■ Recorded data
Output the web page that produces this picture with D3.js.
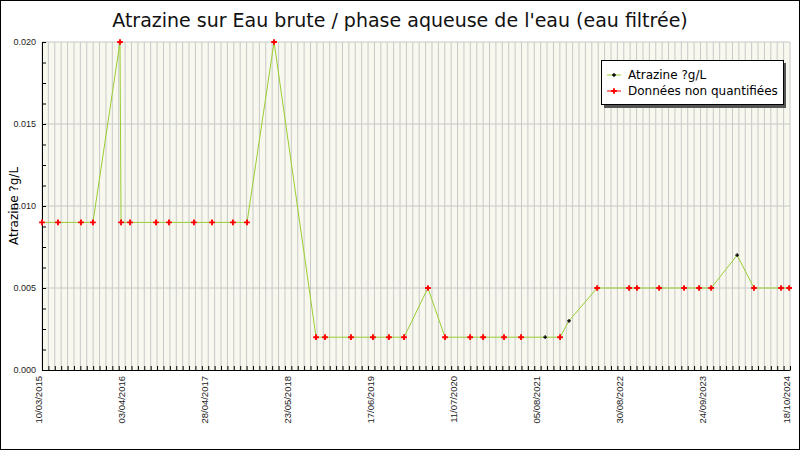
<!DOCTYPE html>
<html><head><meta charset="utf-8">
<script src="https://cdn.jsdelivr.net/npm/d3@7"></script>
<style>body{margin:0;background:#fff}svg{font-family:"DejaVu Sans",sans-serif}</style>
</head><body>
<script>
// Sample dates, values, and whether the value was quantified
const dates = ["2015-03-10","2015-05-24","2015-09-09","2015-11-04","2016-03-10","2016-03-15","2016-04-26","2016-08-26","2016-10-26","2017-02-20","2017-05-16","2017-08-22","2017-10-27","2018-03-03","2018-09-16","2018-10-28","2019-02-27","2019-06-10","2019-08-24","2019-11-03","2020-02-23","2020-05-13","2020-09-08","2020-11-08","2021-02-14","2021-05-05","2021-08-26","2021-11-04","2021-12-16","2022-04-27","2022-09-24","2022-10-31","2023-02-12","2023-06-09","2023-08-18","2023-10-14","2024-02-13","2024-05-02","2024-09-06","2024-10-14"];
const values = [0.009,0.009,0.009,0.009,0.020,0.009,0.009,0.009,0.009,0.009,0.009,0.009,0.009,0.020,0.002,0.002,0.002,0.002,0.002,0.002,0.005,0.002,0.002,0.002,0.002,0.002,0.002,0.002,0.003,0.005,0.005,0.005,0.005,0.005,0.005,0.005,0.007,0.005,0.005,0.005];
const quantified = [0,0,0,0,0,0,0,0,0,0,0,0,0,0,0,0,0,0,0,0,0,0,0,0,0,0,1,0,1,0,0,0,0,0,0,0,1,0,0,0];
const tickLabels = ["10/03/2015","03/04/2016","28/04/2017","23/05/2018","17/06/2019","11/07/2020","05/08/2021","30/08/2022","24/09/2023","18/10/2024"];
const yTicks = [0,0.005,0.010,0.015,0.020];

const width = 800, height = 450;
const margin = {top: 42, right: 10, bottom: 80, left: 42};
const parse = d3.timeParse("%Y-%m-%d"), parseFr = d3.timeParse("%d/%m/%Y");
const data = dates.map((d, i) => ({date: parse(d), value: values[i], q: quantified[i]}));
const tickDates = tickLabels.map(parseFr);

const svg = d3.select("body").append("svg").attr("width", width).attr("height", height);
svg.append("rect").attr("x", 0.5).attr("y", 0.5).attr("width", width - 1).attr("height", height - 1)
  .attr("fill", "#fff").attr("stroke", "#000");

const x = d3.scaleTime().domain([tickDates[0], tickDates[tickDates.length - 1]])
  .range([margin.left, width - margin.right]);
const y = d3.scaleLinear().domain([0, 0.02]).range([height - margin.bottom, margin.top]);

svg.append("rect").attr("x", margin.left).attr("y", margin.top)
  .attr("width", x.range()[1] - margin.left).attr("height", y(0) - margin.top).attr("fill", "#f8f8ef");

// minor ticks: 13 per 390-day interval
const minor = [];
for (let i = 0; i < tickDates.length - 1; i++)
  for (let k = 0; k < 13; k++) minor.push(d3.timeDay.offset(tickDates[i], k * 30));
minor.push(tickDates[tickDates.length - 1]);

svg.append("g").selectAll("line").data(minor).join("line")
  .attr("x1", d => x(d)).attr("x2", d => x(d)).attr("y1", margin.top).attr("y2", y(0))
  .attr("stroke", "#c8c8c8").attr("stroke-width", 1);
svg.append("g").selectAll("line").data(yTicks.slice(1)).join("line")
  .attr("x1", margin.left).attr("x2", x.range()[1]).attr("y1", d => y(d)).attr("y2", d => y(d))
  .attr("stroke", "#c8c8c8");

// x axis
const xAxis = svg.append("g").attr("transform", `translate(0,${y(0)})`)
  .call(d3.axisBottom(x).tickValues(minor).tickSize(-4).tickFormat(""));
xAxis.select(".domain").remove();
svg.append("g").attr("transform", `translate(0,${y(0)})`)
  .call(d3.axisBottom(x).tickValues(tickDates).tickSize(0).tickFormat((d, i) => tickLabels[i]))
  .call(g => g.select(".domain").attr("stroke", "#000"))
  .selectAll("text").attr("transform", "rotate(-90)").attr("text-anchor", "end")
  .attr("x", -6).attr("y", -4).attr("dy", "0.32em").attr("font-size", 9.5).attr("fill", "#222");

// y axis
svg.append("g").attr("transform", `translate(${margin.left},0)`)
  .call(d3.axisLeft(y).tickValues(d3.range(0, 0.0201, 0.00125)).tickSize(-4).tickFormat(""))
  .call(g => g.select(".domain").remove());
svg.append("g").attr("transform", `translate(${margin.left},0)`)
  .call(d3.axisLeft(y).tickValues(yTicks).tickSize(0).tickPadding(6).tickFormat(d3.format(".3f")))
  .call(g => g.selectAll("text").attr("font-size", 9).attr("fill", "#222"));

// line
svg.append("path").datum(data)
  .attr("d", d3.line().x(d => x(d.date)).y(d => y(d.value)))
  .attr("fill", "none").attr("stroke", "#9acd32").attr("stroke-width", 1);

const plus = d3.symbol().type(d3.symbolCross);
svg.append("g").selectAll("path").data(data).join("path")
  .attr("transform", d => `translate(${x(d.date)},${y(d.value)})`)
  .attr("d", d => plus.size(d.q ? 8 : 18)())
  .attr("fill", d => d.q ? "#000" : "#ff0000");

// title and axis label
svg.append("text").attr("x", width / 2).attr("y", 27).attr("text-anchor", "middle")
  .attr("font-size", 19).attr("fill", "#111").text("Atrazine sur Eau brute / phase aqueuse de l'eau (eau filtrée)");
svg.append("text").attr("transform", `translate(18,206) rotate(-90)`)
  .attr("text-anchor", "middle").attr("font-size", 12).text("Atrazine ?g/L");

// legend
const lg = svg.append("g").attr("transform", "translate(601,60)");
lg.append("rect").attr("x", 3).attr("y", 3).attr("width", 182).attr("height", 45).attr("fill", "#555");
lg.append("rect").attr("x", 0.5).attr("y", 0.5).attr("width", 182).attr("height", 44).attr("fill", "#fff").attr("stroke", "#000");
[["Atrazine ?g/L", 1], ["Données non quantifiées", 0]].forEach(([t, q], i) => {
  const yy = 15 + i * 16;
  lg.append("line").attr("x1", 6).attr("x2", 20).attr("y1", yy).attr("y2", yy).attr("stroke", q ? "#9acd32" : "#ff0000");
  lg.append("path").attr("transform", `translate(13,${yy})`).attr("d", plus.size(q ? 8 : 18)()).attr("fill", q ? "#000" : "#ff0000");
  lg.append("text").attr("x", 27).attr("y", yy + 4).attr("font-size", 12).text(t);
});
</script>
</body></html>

■ Problem to solve
Transcribe exactly, with no pictures, the lines running from the first line of the material through the line holding "const yTicks = [0,0.005,0.010,0.015,0.020];".

■ Response
Output the web page that produces this picture with D3.js.
<!DOCTYPE html>
<html><head><meta charset="utf-8">
<script src="https://cdn.jsdelivr.net/npm/d3@7"></script>
<style>body{margin:0;background:#fff}svg{font-family:"DejaVu Sans",sans-serif}</style>
</head><body>
<script>
// Sample dates, values, and whether the value was quantified
const dates = ["2015-03-10","2015-05-24","2015-09-09","2015-11-04","2016-03-10","2016-03-15","2016-04-26","2016-08-26","2016-10-26","2017-02-20","2017-05-16","2017-08-22","2017-10-27","2018-03-03","2018-09-16","2018-10-28","2019-02-27","2019-06-10","2019-08-24","2019-11-03","2020-02-23","2020-05-13","2020-09-08","2020-11-08","2021-02-14","2021-05-05","2021-08-26","2021-11-04","2021-12-16","2022-04-27","2022-09-24","2022-10-31","2023-02-12","2023-06-09","2023-08-18","2023-10-14","2024-02-13","2024-05-02","2024-09-06","2024-10-14"];
const values = [0.009,0.009,0.009,0.009,0.020,0.009,0.009,0.009,0.009,0.009,0.009,0.009,0.009,0.020,0.002,0.002,0.002,0.002,0.002,0.002,0.005,0.002,0.002,0.002,0.002,0.002,0.002,0.002,0.003,0.005,0.005,0.005,0.005,0.005,0.005,0.005,0.007,0.005,0.005,0.005];
const quantified = [0,0,0,0,0,0,0,0,0,0,0,0,0,0,0,0,0,0,0,0,0,0,0,0,0,0,1,0,1,0,0,0,0,0,0,0,1,0,0,0];
const tickLabels = ["10/03/2015","03/04/2016","28/04/2017","23/05/2018","17/06/2019","11/07/2020","05/08/2021","30/08/2022","24/09/2023","18/10/2024"];
const yTicks = [0,0.005,0.010,0.015,0.020];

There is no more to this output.